Ironicly, the movie "The Sixth Sense" came out and my mother told me it was right up my alley and took me to see it. I had never been so scared in my life. I had to leave the theater. I cried for days. At that point I could only hear and feel the presense of the deceased. I thought, "Oh my god. Now I'm going to physically see them. I know it!" I became so scared that I completely shut down.

My defense was to lose all my abilities. For the last 10 years or so, I have done none of the above. I have been been completely cut off. It's like my inner self was saying "You're obviously not ready". I do miss it on some level. Perhaps when you either abuse or fear your gifts they simply can not be manifested until you change your point of view.
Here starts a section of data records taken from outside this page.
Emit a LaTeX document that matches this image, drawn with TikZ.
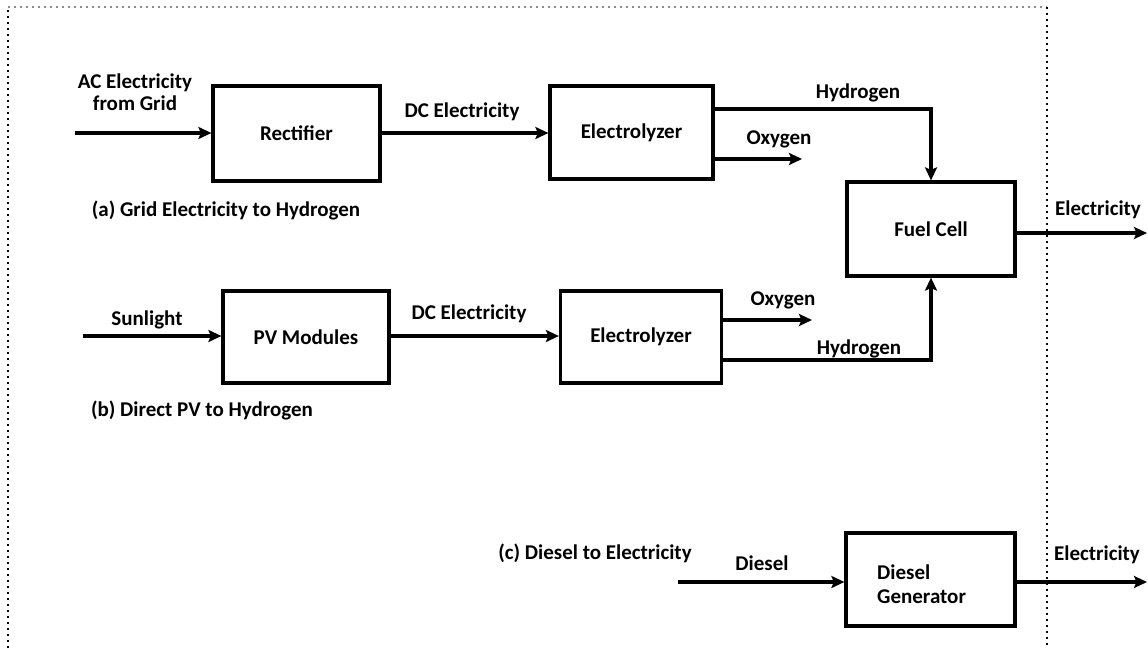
\documentclass[tikz,border=0pt]{standalone}
\usepackage{fontspec}
\setmainfont{Carlito}
\usetikzlibrary{arrows.meta}
\begin{document}
\begin{tikzpicture}[x=1pt,y=-1pt,
  box/.style={draw=black, line width=3.2pt, fill=white, inner sep=0pt, align=center, font=\fontsize{21}{25}\selectfont\bfseries},
  lbl/.style={inner sep=0pt, align=center, font=\fontsize{21}{25}\selectfont\bfseries},
  arr/.style={line width=3.2pt, -{Stealth[length=13pt,width=12pt,inset=2.5pt]}},
  border/.style={line width=1.8pt, dash pattern=on 1.8pt off 4.2pt}
]
\useasboundingbox (0,0) rectangle (1148,648);
% border
\draw[border] (8,648) -- (8,7);
\draw[border, black!45, line width=1.2pt] (8,7) -- (1047,7);
\draw[border] (1047,7) -- (1047,648);

% (a)
\node[box, minimum width=167pt, minimum height=95pt] (rect) at (296.5,133.5) {Rectifier};
\node[box, minimum width=163pt, minimum height=93pt] (el1) at (631.5,132.5) {Electrolyzer};
\node[box, minimum width=168pt, minimum height=94pt] (fc) at (931,229) {Fuel Cell};
\coordinate (acin) at (75,133);
\draw[arr] (acin) -- (rect.west |- acin);
\draw[arr] (rect.east |- acin) -- (el1.west |- acin);
\coordinate (h1s) at (713,109);
\draw[arr] (h1s) -| (fc.north);
\coordinate (o1s) at (713,159);
\coordinate (o1e) at (802,159);
\draw[arr] (o1s) -- (o1e);
\coordinate (e1s) at (1015,233);
\coordinate (e1e) at (1147,233);
\draw[arr] (e1s) -- (e1e);
\node[lbl] (lac) at (135,92) {AC Electricity\\[-3pt]from Grid};
\node[lbl] (ldc1) at (462,112) {DC Electricity};
\node[lbl] (lh1) at (858,93) {Hydrogen};
\node[lbl] (lo1) at (779,139) {Oxygen};
\node[lbl] (le1) at (1098,210) {Electricity};
\node[lbl] (la) at (226,210) {(a) Grid Electricity to Hydrogen};

% (b)
\node[box, minimum width=166pt, minimum height=92pt] (pv) at (306,337) {PV Modules};
\node[box, minimum width=161pt, minimum height=92pt] (el2) at (641,337) {Electrolyzer};
\coordinate (sun) at (83,336);
\draw[arr] (sun) -- (pv.west |- sun);
\draw[arr] (pv.east |- sun) -- (el2.west |- sun);
\coordinate (o2s) at (722,320);
\coordinate (o2e) at (812,320);
\draw[arr] (o2s) -- (o2e);
\coordinate (h2s) at (722,360);
\draw[arr] (h2s) -| (fc.south);
\node[lbl] (lsun) at (147,320) {Sunlight};
\node[lbl] (ldc2) at (469,314) {DC Electricity};
\node[lbl] (lo2) at (783,300) {Oxygen};
\node[lbl] (lh2) at (859,349) {Hydrogen};
\node[lbl] (lb) at (202,410) {(b) Direct PV to Hydrogen};

% (c)
\node[box, minimum width=169pt, minimum height=93pt] (dg) at (930.5,579.5) {};
\node[lbl, align=left, anchor=west] (dgt) at (877,584) {Diesel\\[-1pt]Generator};
\coordinate (dins) at (678,582);
\draw[arr] (dins) -- (dg.west |- dins);
\coordinate (e2s) at (1015,582);
\coordinate (e2e) at (1147,582);
\draw[arr] (e2s) -- (e2e);
\node[lbl] (ldi) at (762,563) {Diesel};
\node[lbl] (le2) at (1097,555) {Electricity};
\node[lbl] (lc) at (595,553) {(c) Diesel to Electricity};
\end{tikzpicture}
\end{document}
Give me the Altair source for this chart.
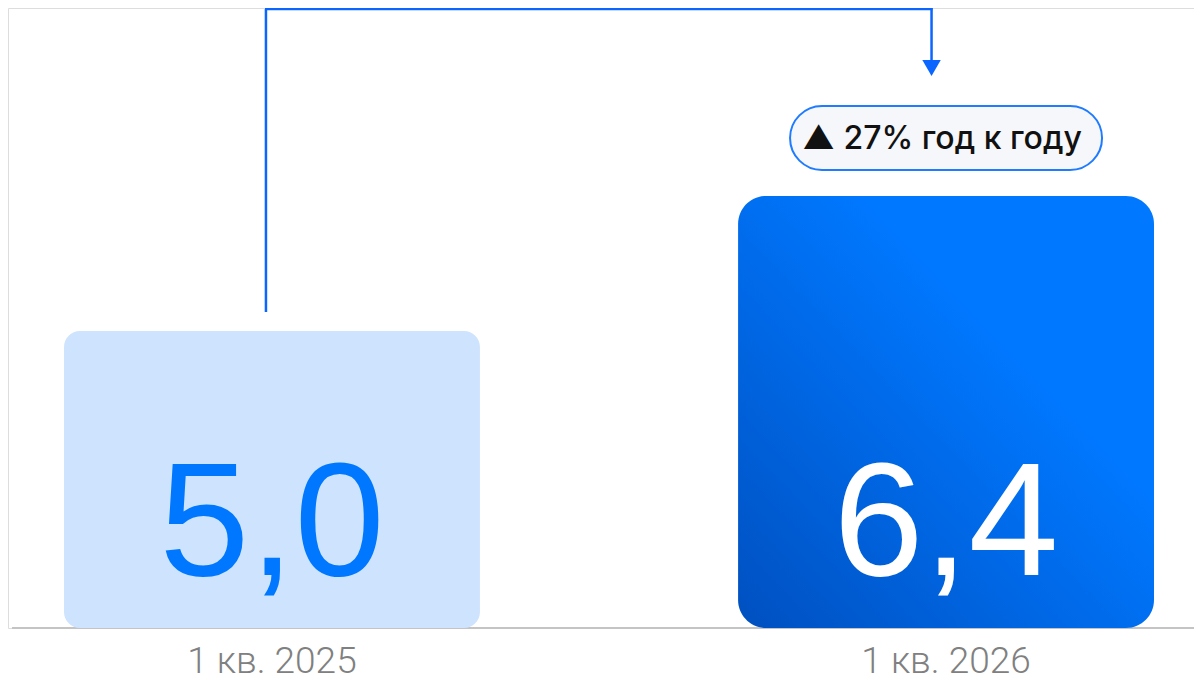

Now I am a mother of an Indigo. I see my little boy talking to people I can't see or sense. A couple months ago he was laughing at someone at my in-laws house. My mother-in-law asked him who he was talking to and he pointed to a picture on the wall. It was a picture of her deseased mother. I literally got chills. I thought, "Oh my god. My son is me. He's just like me".

Now I feel more than ever I need to get back to the way I was. I need to help him to never be afraid of himself. Also, so I can relate to him and help him comunicate his feelings. My husband is allways saying I understand him better than everyone because I'm the mom and that's what moms do. ^_^

Now-a-days I can feel some of it coming back. I feel the presense of others around me. The other day I was putting my son to bed and I felt a strange presesnce in the corner of the room. Suddenly my son jumped up and said, "Go away. I sleep now". He pointed to the corner of the room. I was shocked cause I knew who he was talking to. Not "who" but I knew it was a spirit. My son kept yelling, "Go away now" and asked me to turn on the lights. I did. I aksed if the spirit was bothering him, if he liked this spirit and just wanted it to leave so he could sleep. He said yes and yes so I stood up, turned to the corner, felt for it's presense and said aloud, "Now listen to me. Not today. Not now. You will not interfere with my son's bedtime. You need to go now." My son instantly said thank you and fell asleep.

I thought to myself, "So that's where the bed time monsters come from. Children are most susceptible to the unknown as they enter the sleep/dream state of mind. That's true for most if not all of us but seems stronger in children and those of a higher consience.


Well, that's my life story in a nutshell. I look forward to meeting you all. Thank you for taking the time to read this.